Unless, Unless you have a good fertility bank in your soil you are better off whizzing on your fields. Been there done that. If you use Redmond get ready to spend half a day cleaning your sprayer, it's dirty. If you want to spray sea salt use sea-90 or some other sun evaporated product. Redmond is mined. Don't get me wrong, if give it to my cattle and they love it, but it's in the mineral feeder. I do believe if sprayed on pastures or hay fields right before turn out or harvest the forage will absorb some of the minerals, but to build soil get ready to spend some serious cash. Remember when you read what great things sea water does to farm land it's either in a very small area, a garden, or greenhouse environment, or the aftermath of a Tsunami where billions of gallons of water have been in the run-up zone and soaked in.

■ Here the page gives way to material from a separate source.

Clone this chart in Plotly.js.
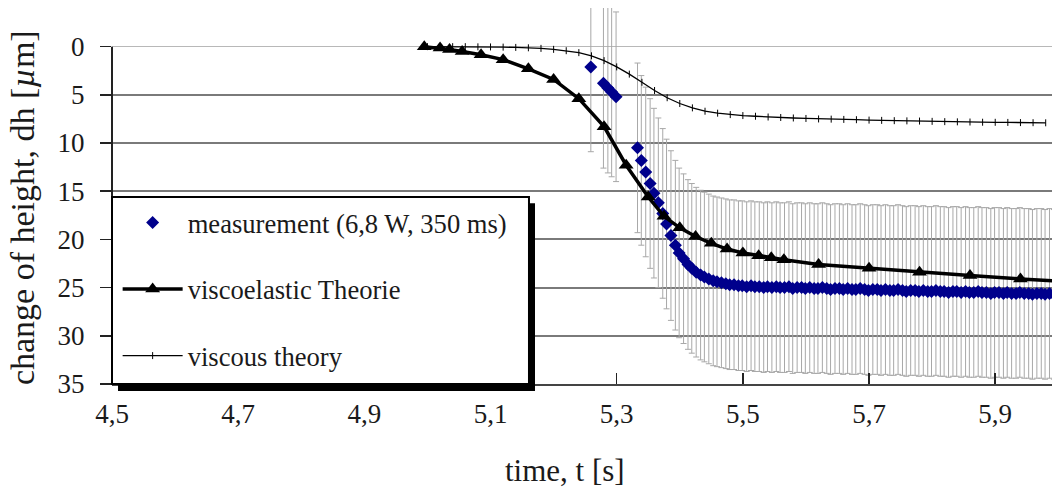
<!DOCTYPE html>
<html><head><meta charset="utf-8">
<script src="https://cdn.plot.ly/plotly-3.0.1.min.js"></script>
<style>html,body{margin:0;padding:0;background:#fff}</style>
</head><body><div id="chart" style="width:1052px;height:495px"></div>
<script>
// measurement (6,8 W, 350 ms)
const measT = [5.259,5.279,5.286,5.292,5.299,
5.333,5.339,5.346,5.353,5.359,5.366,5.373,5.379,5.386,5.393,5.399,5.406,5.413,5.419,5.426,5.433,5.439,5.446,5.453,5.459,
5.466,5.473,5.479,5.486,5.493,5.499,5.506,5.513,5.519,5.526,5.533,5.539,5.546,5.553,5.559,5.566,5.573,5.579,5.586,5.593,
5.599,5.606,5.613,5.619,5.626,5.633,5.639,5.646,5.653,5.659,5.666,5.673,5.679,5.686,5.693,5.699,5.706,5.713,5.719,5.726,
5.733,5.739,5.746,5.753,5.759,5.766,5.773,5.779,5.786,5.793,5.799,5.806,5.813,5.819,5.826,5.833,5.839,5.846,5.853,5.859,
5.866,5.873,5.879,5.886,5.893,5.899,5.906,5.913,5.919,5.926,5.933,5.939,5.946,5.953,5.959,5.966,5.973,5.979,5.986,5.993];
const measH = [2.1,3.8,4.3,4.7,5.2,
10.5,11.8,13.0,14.2,15.2,16.2,17.3,18.4,19.6,20.6,21.4,22.0,22.6,23.0,23.4,23.7,23.9,24.1,24.3,24.4,
24.5,24.6,24.7,24.7,24.8,24.8,24.9,24.8,24.9,24.9,25.0,24.9,25.0,24.9,25.0,25.0,24.9,25.1,25.0,25.0,
25.1,25.0,25.1,25.1,25.0,25.1,25.2,25.1,25.1,25.2,25.1,25.2,25.2,25.1,25.2,25.3,25.2,25.2,25.3,25.2,
25.3,25.3,25.2,25.3,25.4,25.3,25.3,25.4,25.3,25.4,25.4,25.3,25.4,25.4,25.5,25.4,25.4,25.5,25.4,25.5,
25.5,25.4,25.5,25.5,25.6,25.5,25.5,25.6,25.5,25.6,25.6,25.5,25.6,25.6,25.7,25.6,25.6,25.7,25.6,25.7];
const measErr = 8.8;

// viscoelastic Theorie
const viscoelT = [4.995,5.02,5.035,5.055,5.085,5.12,5.16,5.20,5.24,5.28,5.315,5.35,5.375,5.40,5.425,5.45,5.475,5.50,5.525,5.545,5.565,5.62,5.70,5.78,5.86,5.94,6.02];
const viscoelH = [0.0,0.15,0.3,0.5,0.85,1.35,2.3,3.4,5.4,8.3,12.3,15.6,17.6,18.8,19.7,20.4,21.0,21.4,21.7,21.9,22.1,22.6,23.0,23.4,23.75,24.1,24.4];

// viscous theory
const viscT = [5.00,5.02,5.04,5.06,5.08,5.10,5.12,5.14,5.16,5.18,5.20,5.22,5.24,5.26,5.28,5.30,5.32,5.34,5.36,5.38,
5.40,5.42,5.44,5.46,5.48,5.50,5.52,5.54,5.56,5.58,5.60,5.62,5.64,5.66,5.68,5.70,5.72,5.74,5.76,5.78,
5.80,5.82,5.84,5.86,5.88,5.90,5.92,5.94,5.96,5.98];
const viscH = [0.00,0.00,0.00,0.00,0.02,0.03,0.05,0.08,0.12,0.18,0.28,0.42,0.62,0.95,1.45,2.10,2.85,3.70,4.55,5.30,
5.90,6.35,6.70,6.90,7.05,7.15,7.22,7.30,7.35,7.40,7.45,7.50,7.52,7.55,7.58,7.62,7.65,7.68,7.70,7.72,
7.75,7.78,7.80,7.82,7.84,7.85,7.86,7.88,7.89,7.90];

const xTickVals = [4.5,4.7,4.9,5.1,5.3,5.5,5.7,5.9];
const xTickText = ['4,5','4,7','4,9','5,1','5,3','5,5','5,7','5,9'];
const yTickVals = [0,5,10,15,20,25,30,35];
const yTickText = ['0','5','10','15','20','25','30','35'];

const FONT = 'Liberation Serif, Times New Roman, serif';
const TXT = '#1a1a1a';

const traces = [
  {x: measT, y: measH, type:'scatter', mode:'markers', name:'measurement (6,8 W, 350 ms)',
   legendgroup:'a', marker:{symbol:'diamond', size:10, color:'#00008c'},
   error_y:{type:'constant', value: measErr, color:'#a8a8a8', thickness:1, width:3}},
  {x: viscoelT, y: viscoelH, type:'scatter', mode:'lines+markers', name:'viscoelastic Theorie',
   legendgroup:'b', line:{color:'#000', width:3.5}, marker:{symbol:'triangle-up', size:13, color:'#000'}},
  {x: viscT, y: viscH, type:'scatter', mode:'lines+markers', name:'viscous theory',
   legendgroup:'c', line:{color:'#000', width:1.3}, marker:{symbol:'line-ns-open', size:5, color:'#000', line:{color:'#000', width:1}}}
];

const zeroPaperY = 4.01/39.01;
const layout = {
  width:1052, height:495,
  margin:{l:112, r:0, t:8, b:111, pad:0},
  paper_bgcolor:'#fff', plot_bgcolor:'#fff',
  font:{family:FONT, color:TXT},
  showlegend:true,
  xaxis:{range:[4.5,5.99], tickvals:xTickVals, ticktext:xTickText, ticks:'inside', ticklen:11, tickwidth:1.5, tickcolor:'#222',
         showline:true, linecolor:'#444', linewidth:2, showgrid:false, zeroline:false,
         tickfont:{family:FONT, size:27, color:TXT}, ticklabelstandoff:5},
  yaxis:{range:[35,-4.01], tickvals:yTickVals, ticktext:yTickText, ticks:'outside', ticklen:11, tickwidth:1.5, tickcolor:'#222',
         showline:false, showgrid:true, gridcolor:'#7a7a7a', gridwidth:2,
         zeroline:true, zerolinecolor:'#b8b8b8', zerolinewidth:1.5,
         tickfont:{family:FONT, size:27, color:TXT}, ticklabelstandoff:10},
  legend:{x:0.006, y:0.493, xanchor:'left', yanchor:'top', bgcolor:'rgba(0,0,0,0)', borderwidth:0,
          font:{family:FONT, size:26.6, color:TXT}, traceorder:'grouped', tracegroupgap:29, itemwidth:60},
  shapes:[
    {type:'line', xref:'paper', yref:'paper', x0:0, x1:0, y0:0, y1:1-zeroPaperY, line:{color:'#222', width:2}, layer:'above'},
    {type:'rect', xref:'paper', yref:'paper', x0:0.0064, x1:0.450, y0:-0.0186, y1:0.481, fillcolor:'#000', line:{width:0}, layer:'above'},
    {type:'rect', xref:'paper', yref:'paper', x0:0, x1:0.4436, y0:0, y1:0.4973, fillcolor:'#fff', line:{color:'#000', width:2}, layer:'above'}
  ],
  annotations:[
    {text:'change of height, dh [<i>µ</i>m]', xref:'paper', yref:'paper', x:-0.0957, y:0.468, textangle:-90,
     showarrow:false, xanchor:'center', yanchor:'middle', font:{family:FONT, size:34, color:TXT}},
    {text:'time, t [s]', xref:'paper', yref:'paper', x:0.482, y:-0.229, showarrow:false,
     xanchor:'center', yanchor:'middle', font:{family:FONT, size:31, color:TXT}}
  ]
};
Plotly.newPlot('chart', traces, layout, {displayModeBar:false, staticPlot:true});
</script></body></html>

I'm not saying there are no benefits to it, but don't expect your alfalfa to grow to your armpits before it's time to cut, and sometimes the hype makes it sound like the magic bullet. I've tried this on 20 acres of Bermuda on top of 3.5 tons of poultry litter for 3 years and cannot see any difference in stand quality or hay consumption by the stock. Just my buffalo nickels worth.


----------



## toddhandy (Jun 20, 2014)

I was thinking of having it applied with a floater by the local coop. They recommend 200 lbs per acre the first year and 50 lbs each year after. I agree with you on the hype and your other points. I think Ill try 20 acres and see what happens. I am definitely going to try it on my Whitetail food plots.


----------



## hay wilson in TX (Jan 28, 2009)

Now That is interesting.

West Texas Alfalfa growers irrigating out of the Pecos River should be getting rich with all the salt they pump out of the river along with their irrigation water.


----------